Eight of the top 10 players in the world are in the field, and the venue is the challenging Blue Course at the posh Congressional Country Club, home of US Opens past and future.
This year, for a change, the Booz Allen Classic has everything you'd want in a major -- except Tiger Woods.
"Coming back brings back memories of a major championship," said Phil Mickelson, who played in the US Open here in 1997 and plans to do so again six years from now. "Coming here in 2011 is exciting for us. Everyone is excited to be here, and it does feel like a major."
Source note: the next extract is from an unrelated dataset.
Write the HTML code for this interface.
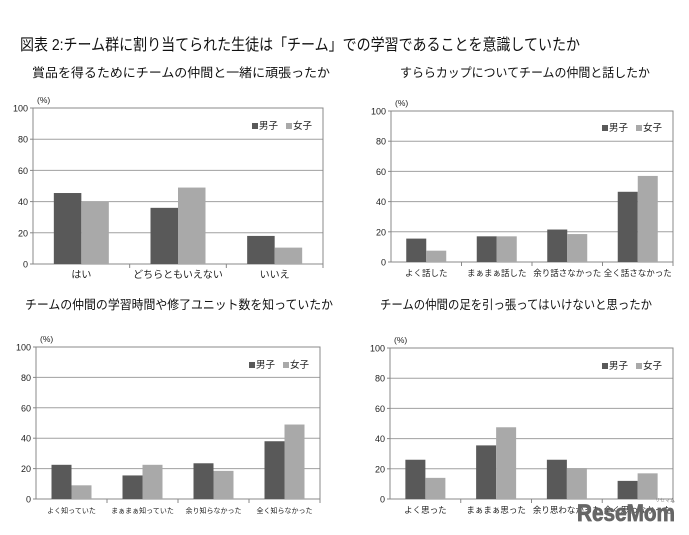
<!DOCTYPE html>
<html><head><meta charset="utf-8"><style>
html,body{margin:0;padding:0;background:#fff;}
svg{display:block;font-family:"Liberation Sans","Noto Sans CJK JP",sans-serif;}
</style></head><body>
<svg id="s" width="689" height="535" viewBox="0 0 689 535" xmlns="http://www.w3.org/2000/svg">
<rect width="689" height="535" fill="#fff"/>
<text x="20" y="50" font-size="16" fill="#111" textLength="560" lengthAdjust="spacingAndGlyphs">図表 2:チーム群に割り当てられた生徒は「チーム」での学習であることを意識していたか</text>
<text x="32" y="77" font-size="12.5" fill="#111" textLength="298" lengthAdjust="spacingAndGlyphs">賞品を得るためにチームの仲間と一緒に頑張ったか</text>
<text x="400" y="77" font-size="12.5" fill="#111" textLength="250" lengthAdjust="spacingAndGlyphs">すららカップについてチームの仲間と話したか</text>
<text x="25" y="309" font-size="12.5" fill="#111" textLength="308" lengthAdjust="spacingAndGlyphs">チームの仲間の学習時間や修了ユニット数を知っていたか</text>
<text x="380" y="309" font-size="12.5" fill="#111" textLength="272" lengthAdjust="spacingAndGlyphs">チームの仲間の足を引っ張ってはいけないと思ったか</text>
<g id="charts"></g>
<text x="577" y="521" font-size="24" font-weight="bold" fill="#666" stroke="#666" stroke-width="0.8" textLength="98" lengthAdjust="spacingAndGlyphs">ReseMom</text>
<text x="655" y="502" font-size="5" fill="#888">リセマム</text>
</svg>
<script>
var NS="http://www.w3.org/2000/svg",g=document.getElementById("charts");
function el(t,a,txt){var e=document.createElementNS(NS,t);for(var k in a)e.setAttribute(k,a[k]);if(txt)e.textContent=txt;g.appendChild(e);return e;}
function chart(x0,x1,yt,yb,cats,m,f,bw,fs,ly){
 var h=yb-yt;
 for(var i=0;i<=5;i++){var y=yb-h*i/5;
  if(i>0&&i<5)el("line",{x1:x0,x2:x1,y1:y,y2:y,stroke:"#a0a0a0","stroke-width":1});
  el("text",{x:x0-5,y:y+3.5,"font-size":9,"text-anchor":"end",fill:"#222"},String(i*20));
  el("line",{x1:x0-3,x2:x0,y1:y,y2:y,stroke:"#888"});}
 el("rect",{x:x0,y:yt,width:x1-x0,height:h,fill:"none",stroke:"#888","stroke-width":1});
 el("text",{x:x0+4,y:yt-5,"font-size":8.5,fill:"#222"},"(%)");
 var n=cats.length,cw=(x1-x0)/n;
 for(var j=0;j<n;j++){var cx=x0+cw*(j+0.5);
  el("rect",{x:cx-bw,y:yb-h*m[j]/100,width:bw,height:h*m[j]/100,fill:"#595959"});
  el("rect",{x:cx,y:yb-h*f[j]/100,width:bw,height:h*f[j]/100,fill:"#a9a9a9"});
  el("text",{x:cx,y:yb+14,"font-size":fs,"text-anchor":"middle",fill:"#222"},cats[j]);
  el("line",{x1:x0+cw*(j+1),x2:x0+cw*(j+1),y1:yb,y2:yb+4,stroke:"#888"});}
 var lx=x1-71;
 el("rect",{x:lx,y:ly-6,width:6,height:6,fill:"#595959"});
 el("text",{x:lx+7,y:ly,"font-size":9.5,fill:"#222"},"男子");
 el("rect",{x:lx+34,y:ly-6,width:6,height:6,fill:"#a9a9a9"});
 el("text",{x:lx+41,y:ly,"font-size":9.5,fill:"#222"},"女子");
}
chart(33,323,108,264,["はい","どちらともいえない","いいえ"],[45.5,36,18],[40,49,10.5],27.5,10,129);
chart(391,673,111,262,["よく話した","まぁまぁ話した","余り話さなかった","全く話さなかった"],[15.5,17,21.5,46.5],[7.5,17,18.5,57],20,8.5,131);
chart(36,320,347,499,["よく知っていた","まぁまぁ知っていた","余り知らなかった","全く知らなかった"],[22.5,15.5,23.5,38],[9,22.5,18.5,49],20,7,368);
chart(390,673,348,499,["よく思った","まぁまぁ思った","余り思わなかった","全く思わなかった"],[26,35.5,26,12],[14,47.5,20.5,17],20,8.5,369);
</script>
</body></html>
Major enough to attract players such as Spain's Sergio Garcia, who never played this event when it was at the much-maligned TPC at Avenel, located about 1.5km down the road. Garcia bypassed Jack Nicklaus' farewell appearance at the Memorial last week so he could focus on coming here to experience the tight fairways, thick rough, small greens and the diabolical signature No. 17 downslope approach shot to a hard-to-hit peninsula.
"What a back nine we have here. It's amazing," Garcia said after Wednesday's pro-am. "I remember watching in '97. I wanted to come and play Congressional. It was a good opportunity to play a course with so much history. I didn't want to take the chance of missing this week."
The course and the calendar have made for a rare confluence of circumstances for a tournament that usually struggles to attract big names. The Booz Allen historically has been known for producing first-time winners from second-tier fields.
"There's probably a half-dozen to a dozen guys who usually don't play the week before a major who are playing this week because of where it is," Chris DiMarco said. "It's a great test for next week."
Woods is the notable exception. Even the temptation of Congressional wasn't enough to get him to break his long-standing routine of taking the week off before a major. David Toms is the other top-10 player not in the field.
Booz Allen received permission to play at Congressional this year to give the US PGA Tour time to renovate Avenel, but no work has been done and none will be done by the time the event returns there next year. That has not been a welcome development for Ralph Shrader, the chairman of the management consulting firm Booz Allen Hamilton, who must decide next year whether he wants his company to continue sponsoring the tournament.
Shrader and US PGA Tour commissioner Tim Finchem met on Tuesday to discuss the matter, with Finchem outlining a possible timetable for renovations after next year's tournament.
"It would have been nice to go back to Avenel," Scott said. "But this is a great course, a great field. It's going to be a tough week to defend the title."
The more fitting defending champion is the Congressional champion, Ernie Els, who won his second US Open title in 1997.
"I was 27, and it seems like just yesterday," Els said. "I remember a lot of shots I made, and when I made the putt at 18, it's probably the most emotion I've ever shown."